Lübnan doğumlu yazar Nassim Nicholas Taleb (kendisini Osmanlı vatandaşı olarak tanımlar), “Siyah Kuğu/Olasılıksız Görünenin Etkisi” adlı kitabında özetle “Öngörülemeyen ve tahmin edilemeyen bir olay gerçekleştiğinde insan zihni bunu makul biçimde açıklayan bir format geliştirir” der…

Karl Popper’den ödünç almıştır “Siyah Kuğu”yu…

“Bütün kuğular beyazdır” yerine “siyah kuğu yoktur” gibi yanlışlanabilir bir ifadeden yola çıkarak böyle bir varsayımda bulunur.

Talih, belirsizlik, olasılık ve bilgi konularına kafa yorar: “Bir kez belli bir dünya görüşü edindiniz mi, sadece sizi haklı çıkaran durumlar ilginizi çekmeye başlar. Çelişkili bir şekilde, daha fazla bilgi sahibi oldukça, görüşlerinizde kendinizi daha haklı hissedersiniz.”

“Olasılık teorisinin risk yönetimine uygulanması” üzerine dersler verir.

1987’de New York Borsası’nın çöküşünü önceden tahmin eden Taleb’in “Rastlantısallığa Aldanmak” da önemlidir.

Başa dönelim:

Taleb, “Siyah Kuğu” deyimiyle; olması ihtimal dışı görülen, fakat vuku bulduğunda etkisi çok büyük olan ve bir kez gerçekleştikten sonra, onu daha az rastlantısal kılacak bir açıklama uydurduğumuz olayları kastetmektedir. Siyaset, ekonomi, bilim ve teknoloji tarihinde, arkasında iz bırakan birçok olayın birer “Siyah Kuğu” olduğunu hatırlatır.

Yani…

Böyle durumlar karşısında mutlaka bir şeyler uydururuz. Fakat biz bunu uydurma kabul etmeyiz, ‘sebep veya sonuç’ olarak görürüz.

Ama gerçekte sebep de sonuç da böyle bir şey değildir.

Başından beri birçok uydurmalarımız var.

Bunların tek tek ortaya çıkarılması konusunda artık bir şeyler yapmamız gerekiyor.

Bunu yapmak için ise ilk önce zihinlerimizi formatlamak zorundayız.

Biz neyimizle, nasıl hareket ediyoruz, öncelikle cevaplandırmamız gereken soru budur.

Aklımızla mı, hislerimizle mi yoksa zihnimizin kendiliğinden refleks olarak geliştirdiği uydurmalarla mı?

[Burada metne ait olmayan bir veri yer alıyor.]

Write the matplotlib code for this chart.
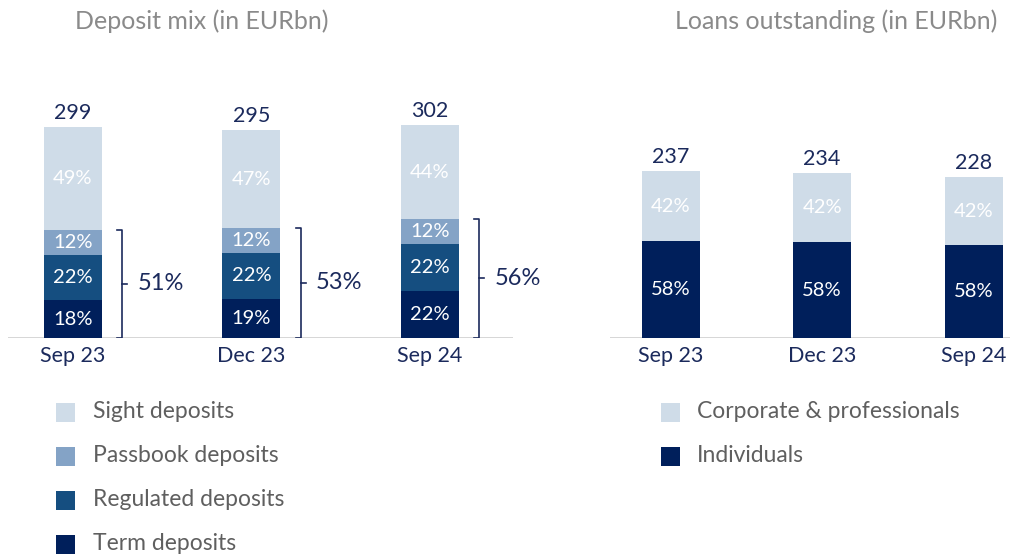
import numpy as np
import matplotlib.pyplot as plt
from matplotlib.patches import Rectangle

plt.rcParams['font.family'] = ['Lato', 'DejaVu Sans']

# datos
periods = ["Sep 23", "Dec 23", "Sep 24"]

dep_total = [299, 295, 302]
dep_names = ["Term deposits", "Regulated deposits", "Passbook deposits", "Sight deposits"]
dep_pct = {
    "Term deposits": [18, 19, 22],
    "Regulated deposits": [22, 22, 22],
    "Passbook deposits": [12, 12, 12],
    "Sight deposits": [49, 47, 44],
}
dep_bracket = [51, 53, 56]

loan_total = [237, 234, 228]
loan_names = ["Individuals", "Corporate & professionals"]
loan_pct = {
    "Individuals": [58, 58, 58],
    "Corporate & professionals": [42, 42, 42],
}

colors = {
    "Sight deposits": "#CFDCE8",
    "Passbook deposits": "#84A3C6",
    "Regulated deposits": "#154E80",
    "Term deposits": "#001F5B",
    "Corporate & professionals": "#CFDCE8",
    "Individuals": "#001F5B",
}
navy = "#1B2A5C"
grey_title = "#8A8A8A"
grey_legend = "#5F5F5F"

W, H = 1010, 560
fig = plt.figure(figsize=(W / 100, H / 100), dpi=100)


def px_axes(x0, x1, ytop, ybot):
    return fig.add_axes([x0 / W, 1 - ybot / H, (x1 - x0) / W, (ybot - ytop) / H])


def stacked(ax, names, pct, total, width):
    x = np.arange(len(total))
    bottom = np.zeros(len(total))
    sums = np.sum([pct[n] for n in names], axis=0)
    tops = {}
    for n in names:
        h = np.array(total) * np.array(pct[n]) / sums
        ax.bar(x, h, width, bottom=bottom, color=colors[n], linewidth=0)
        for xi, b, hi, p in zip(x, bottom, h, pct[n]):
            ax.text(xi, b + hi / 2, f"{p}%", ha="center", va="center",
                    color="white", fontsize=14.5)
        bottom = bottom + h
        tops[n] = bottom.copy()
    for xi, t in zip(x, total):
        ax.annotate(str(t), (xi, bottom[xi]), xytext=(0, 3), textcoords="offset points",
                    ha="center", va="bottom", color=navy, fontsize=15.5)
    ax.set_xticks(x)
    ax.set_xticklabels(periods, color=navy, fontsize=15.5)
    ax.tick_params(axis="x", length=0, pad=6)
    ax.set_yticks([])
    for s in ax.spines.values():
        s.set_visible(False)
    ax.axhline(0, color="#D3D3D3", lw=2, zorder=0)
    return tops


# panel izquierdo
ax1 = px_axes(8, 513, 100, 338)
ax1.set_xlim(-0.364, 2.465)
ax1.set_ylim(0, 338)
tops = stacked(ax1, dep_names, dep_pct, dep_total, 0.325)
for i, pct in enumerate(dep_bracket):
    ytop = tops["Passbook deposits"][i]
    xb = i + 0.275
    ax1.plot([xb - 0.028, xb, xb, xb - 0.028], [0, 0, ytop, ytop], color=navy, lw=1.2)
    ax1.plot([xb, xb + 0.03], [ytop / 2, ytop / 2], color=navy, lw=1.2)
    ax1.text(i + 0.36, ytop / 2, f"{pct}%", ha="left", va="center", color=navy, fontsize=17)

# panel derecho
ax2 = px_axes(610, 1010, 100, 338)
ax2.set_xlim(-0.40, 2.24)
ax2.set_ylim(0, 338)
stacked(ax2, loan_names, loan_pct, loan_total, 0.383)

# titulos
fig.text(75 / W, 1 - 21 / H, "Deposit mix (in EURbn)", color=grey_title, fontsize=18, va="center")
fig.text(997 / W, 1 - 21 / H, "Loans outstanding (in EURbn)", color=grey_title, fontsize=18,
         va="center", ha="right")


# leyendas
def legend(names, xsq, xtxt, y0):
    for k, n in enumerate(names):
        yc = y0 + 44 * k
        fig.add_artist(Rectangle((xsq / W, 1 - (yc + 9.5) / H), 19 / W, 19 / H,
                                 transform=fig.transFigure, color=colors[n], lw=0))
        fig.text(xtxt / W, 1 - yc / H, n, color=grey_legend, fontsize=16.5, va="center")


legend(dep_names[::-1], 56, 93, 412)
legend(loan_names[::-1], 661, 697, 412)

plt.savefig("out.png", dpi=100)
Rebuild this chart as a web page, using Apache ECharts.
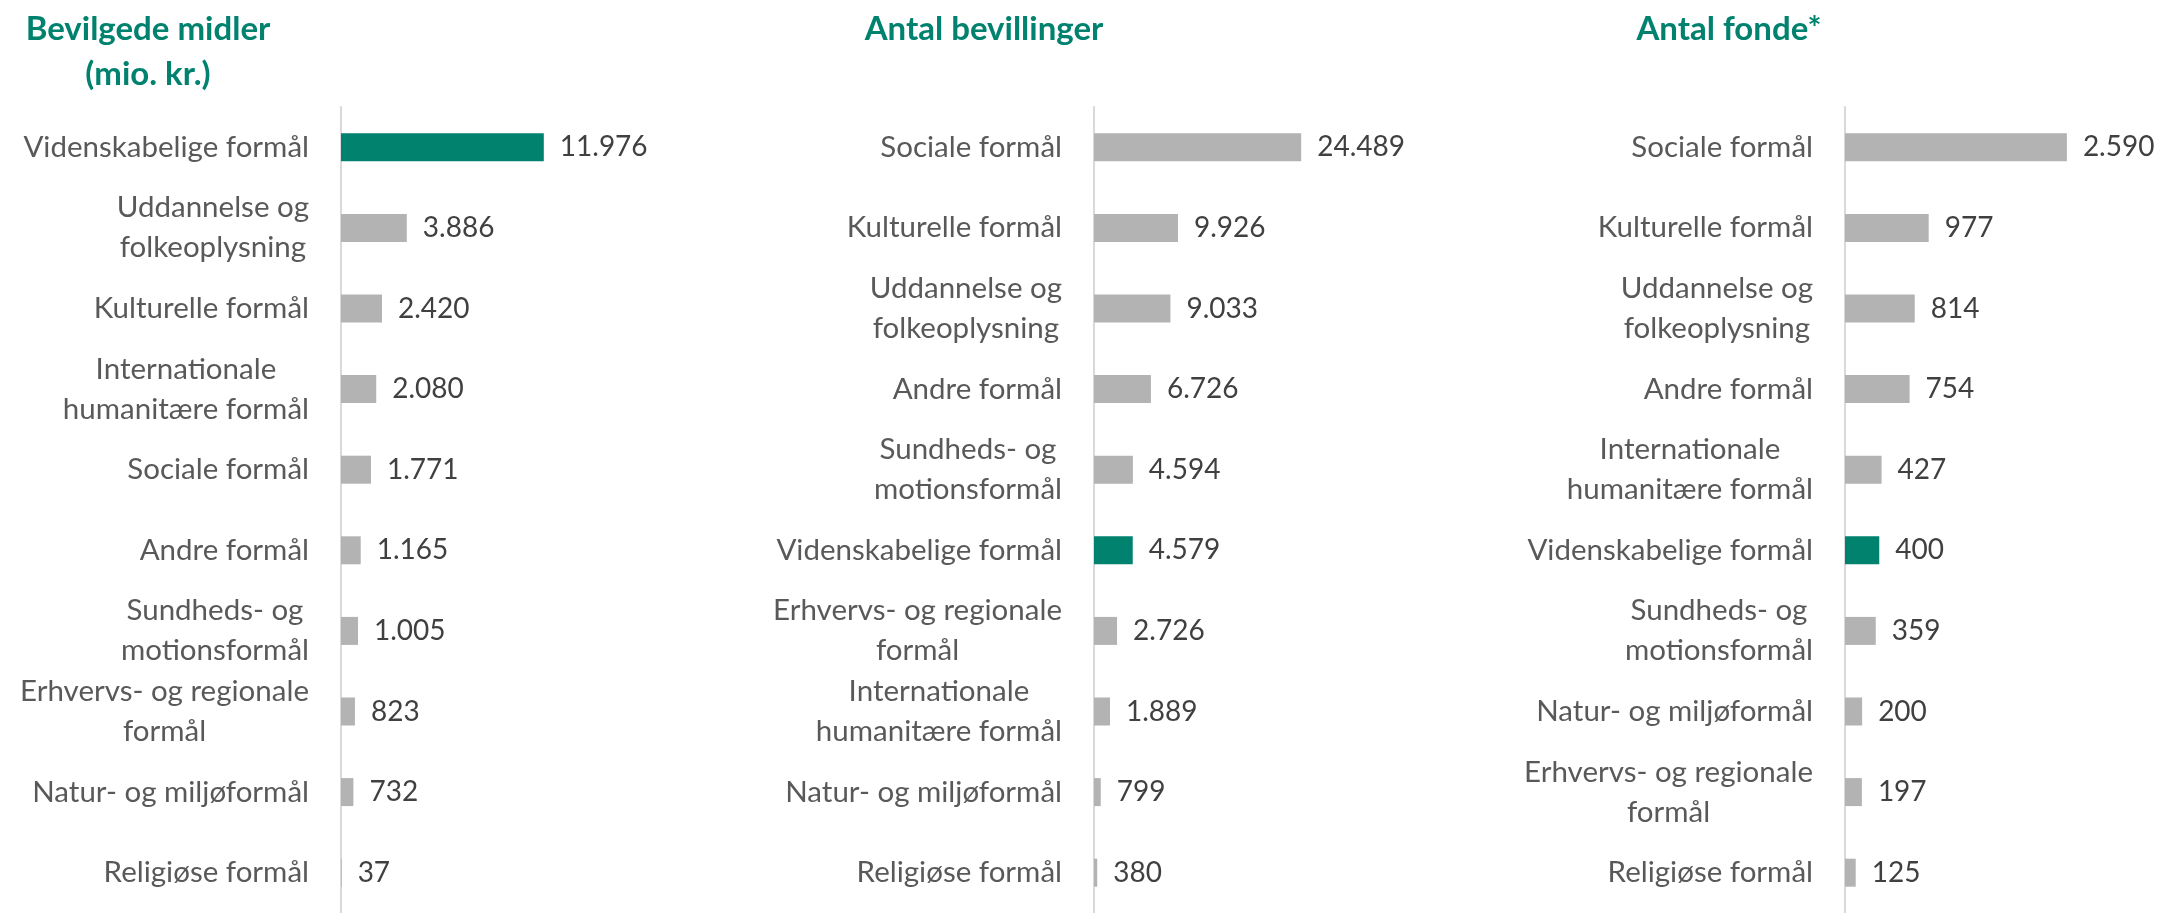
<!DOCTYPE html>
<html>
<head>
<meta charset="utf-8">
<script src="https://cdn.jsdelivr.net/npm/echarts@6/dist/echarts.min.js"></script>
<style>
  html, body { margin: 0; padding: 0; background: #fff; }
  #chart { width: 2180px; height: 913px; }
</style>
</head>
<body>
<div id="chart"></div>
<script>
// bevilgede midler (mio. kr.)
const cats1 = ["Videnskabelige formål", "Uddannelse og\nfolkeoplysning", "Kulturelle formål", "Internationale\nhumanitære formål", "Sociale formål", "Andre formål", "Sundheds- og\nmotionsformål", "Erhvervs- og regionale\nformål", "Natur- og miljøformål", "Religiøse formål"];
const vals1 = [11976, 3886, 2420, 2080, 1771, 1165, 1005, 823, 732, 37];

// antal bevillinger
const cats2 = ["Sociale formål", "Kulturelle formål", "Uddannelse og\nfolkeoplysning", "Andre formål", "Sundheds- og\nmotionsformål", "Videnskabelige formål", "Erhvervs- og regionale\nformål", "Internationale\nhumanitære formål", "Natur- og miljøformål", "Religiøse formål"];
const vals2 = [24489, 9926, 9033, 6726, 4594, 4579, 2726, 1889, 799, 380];

// antal fonde
const cats3 = ["Sociale formål", "Kulturelle formål", "Uddannelse og\nfolkeoplysning", "Andre formål", "Internationale\nhumanitære formål", "Videnskabelige formål", "Sundheds- og\nmotionsformål", "Natur- og miljøformål", "Erhvervs- og regionale\nformål", "Religiøse formål"];
const vals3 = [2590, 977, 814, 754, 427, 400, 359, 200, 197, 125];

const titles = ["Bevilgede midler\n(mio. kr.)", "Antal bevillinger", "Antal fonde*"];

const TEAL = "#00826f";
const GREY = "#b3b3b3";
const FONT = "Lato";

// dansk tusindtals-separator
function fmt(v) {
  return String(v).replace(/\B(?=(\d{3})+(?!\d))/g, ".");
}

const panels = [
  { cats: cats1, vals: vals1, left: 341, width: 508, max: 30000, titleX: 143 },
  { cats: cats2, vals: vals2, left: 1094, width: 423, max: 50000, titleX: 979 },
  { cats: cats3, vals: vals3, left: 1845, width: 257, max: 3000, titleX: 1724 },
];

const chart = echarts.init(document.getElementById("chart"));

const option = {
  animation: false,
  title: panels.map((p, i) => ({
    text: titles[i],
    left: p.titleX,
    top: 2,
    textAlign: "center",
    textStyle: {
      color: TEAL,
      fontFamily: FONT,
      fontWeight: "bold",
      fontSize: 33,
      lineHeight: 45,
    },
  })),
  grid: panels.map((p) => ({
    left: p.left,
    width: p.width,
    top: 107,
    height: 809,
    containLabel: false,
  })),
  xAxis: panels.map((p, i) => ({
    type: "value",
    gridIndex: i,
    min: 0,
    max: p.max,
    show: false,
  })),
  yAxis: panels.map((p, i) => ({
    type: "category",
    gridIndex: i,
    data: p.cats,
    inverse: true,
    axisLine: { show: true, lineStyle: { color: "#d9d9d9", width: 2 } },
    axisTick: { show: false },
    axisLabel: {
      margin: 32,
      formatter: (v) => v.split("\n").map((s) => "{c|" + s + "}").join("\n"),
      rich: {
        c: {
          align: "center",
          color: "#595959",
          fontFamily: FONT,
          fontSize: 29.5,
          lineHeight: 40,
        },
      },
    },
  })),
  series: panels.map((p, i) => ({
    type: "bar",
    xAxisIndex: i,
    yAxisIndex: i,
    barWidth: 28,
    data: p.vals.map((v, j) => ({
      value: v,
      itemStyle: { color: p.cats[j] === "Videnskabelige formål" ? TEAL : GREY },
    })),
    label: {
      show: true,
      position: "right",
      distance: 16,
      color: "#404040",
      fontFamily: FONT,
      fontSize: 28,
      formatter: (d) => fmt(d.value),
    },
  })),
};

chart.setOption(option);
</script>
</body>
</html>
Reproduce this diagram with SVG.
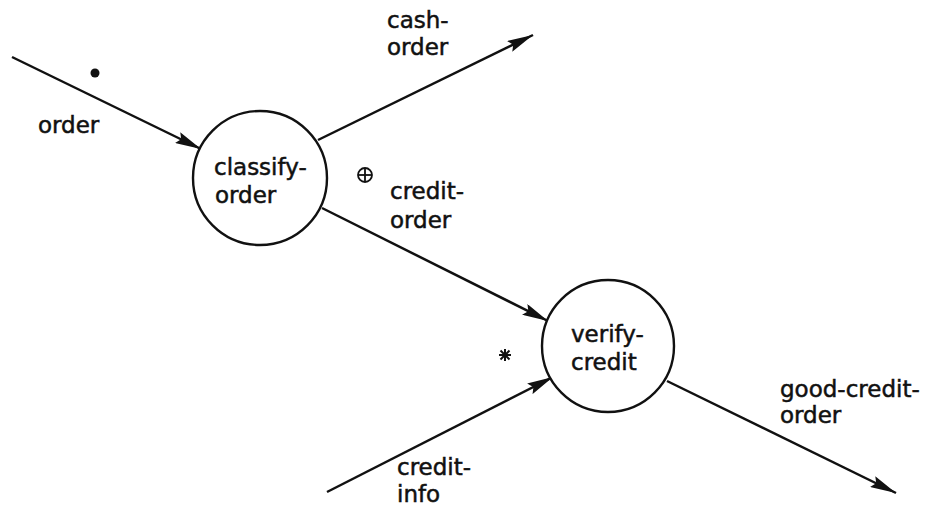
<svg xmlns="http://www.w3.org/2000/svg" width="932" height="507" viewBox="0 0 932 507">
<defs>
<style>
.node{fill:#fff;stroke:#111;stroke-width:2.4}
.edge{stroke:#111;stroke-width:2.5;fill:none}
text{font-family:"DejaVu Sans","Liberation Sans",sans-serif;font-size:23px;fill:#111;stroke:#111;stroke-width:0.5}
</style>
<marker id="ah" viewBox="0 0 26 12" refX="26" refY="6" markerWidth="26" markerHeight="12" markerUnits="userSpaceOnUse" orient="auto">
<path d="M0,0 L26,6 L0,12 L4,6 Z" fill="#111"/>
</marker>
</defs>
<rect width="932" height="507" fill="#fff"/>
<g id="connectors">
<line class="edge" x1="12" y1="57" x2="201" y2="149" marker-end="url(#ah)"/>
<line class="edge" x1="318" y1="140" x2="533" y2="35" marker-end="url(#ah)"/>
<line class="edge" x1="322" y1="208" x2="548" y2="321" marker-end="url(#ah)"/>
<line class="edge" x1="327" y1="492" x2="553" y2="377" marker-end="url(#ah)"/>
<line class="edge" x1="667" y1="381" x2="896" y2="493" marker-end="url(#ah)"/>
</g>
<g id="classify-order">
<circle class="node" cx="260" cy="178" r="67"/>
<text x="214" y="175">classify-</text>
<text x="215" y="203">order</text>
</g>
<g id="verify-credit">
<circle class="node" cx="608" cy="346" r="66"/>
<text x="571" y="342">verify-</text>
<text x="571" y="370">credit</text>
</g>
<g id="labels">
<circle cx="95" cy="73" r="4.5" fill="#111"/>
<text x="38" y="133">order</text>
<text x="387" y="28">cash-</text>
<text x="387" y="55">order</text>
<g fill="none" stroke="#111" stroke-width="1.8"><circle cx="365" cy="175" r="7"/><line x1="358" y1="175" x2="372" y2="175"/><line x1="365" y1="168" x2="365" y2="182"/></g>
<text x="390" y="199">credit-</text>
<text x="390" y="228">order</text>
<g stroke="#111" stroke-width="2"><line x1="499" y1="355" x2="511" y2="355"/><line x1="505" y1="349" x2="505" y2="361"/><line x1="500.5" y1="350.5" x2="509.5" y2="359.5"/><line x1="509.5" y1="350.5" x2="500.5" y2="359.5"/></g>
<text x="397" y="475">credit-</text>
<text x="397" y="502">info</text>
<text x="780" y="397">good-credit-</text>
<text x="780" y="423">order</text>
</g>
</svg>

Dikkat ederseniz, hemen hemen her konuda bir fikrimiz var. Fakat, kimse çıkıp da ‘Arkadaş, bu nasıl oluyor!’ diye sormuyor, sorma lüzumu bile hissetmiyor

Televizyon ekranlarına…

Gazete ve dergi sayfalarına bakalım…

Bir insanın her konuda fikrinin olması mümkün müdür?

Kışlada zehirlenme konusunda…

İran’daki olaylar hakkında…

Takımların futbolcu transferi meselesinde de hep aynı adamların fikrinin olması çok acayip bir şey değil midir?

Nitelik ortadan kalktığı için…

Yani kaliteli/hakiki olandan uzaklaştığımız için bir sürü yanlış şey süzgeçten geçip doğru imiş gibi sunuluyor veya kabul ediliyor.

Bugün çarpıtılmış bir zihin dünyamız var.

Hele ‘bizim dünyamız’!..

Çarpıtma konusuna Türkiye’den de İslam dünyasından da sayısız örnek verebiliriz. İşte bütün bunları bir araya toplayıp doğrularla ‘check etmek’/karşılaştırmak durumdayız.

Saçmalamayı bir hak olarak görüyorsak…

Çarpıtılmış zihinlerle mücadeleden de vazgeçelim. Yani iktidar, muktedir, burjuva, kültürel egemenlik, yerlilik, tam bağımsızlık gibi şeylerden de…

Şimdi hızla giden treni durdurup etrafa bakma zamanı:

Biz trenin üzerinde kıyasıya yumruk sallarken…

Ve yumruklarımızın neredeyse tamamı boşa giderken…

Değersizleşen ve çarpıtılan onca şey arasında yolumuzu nasıl bulacağız?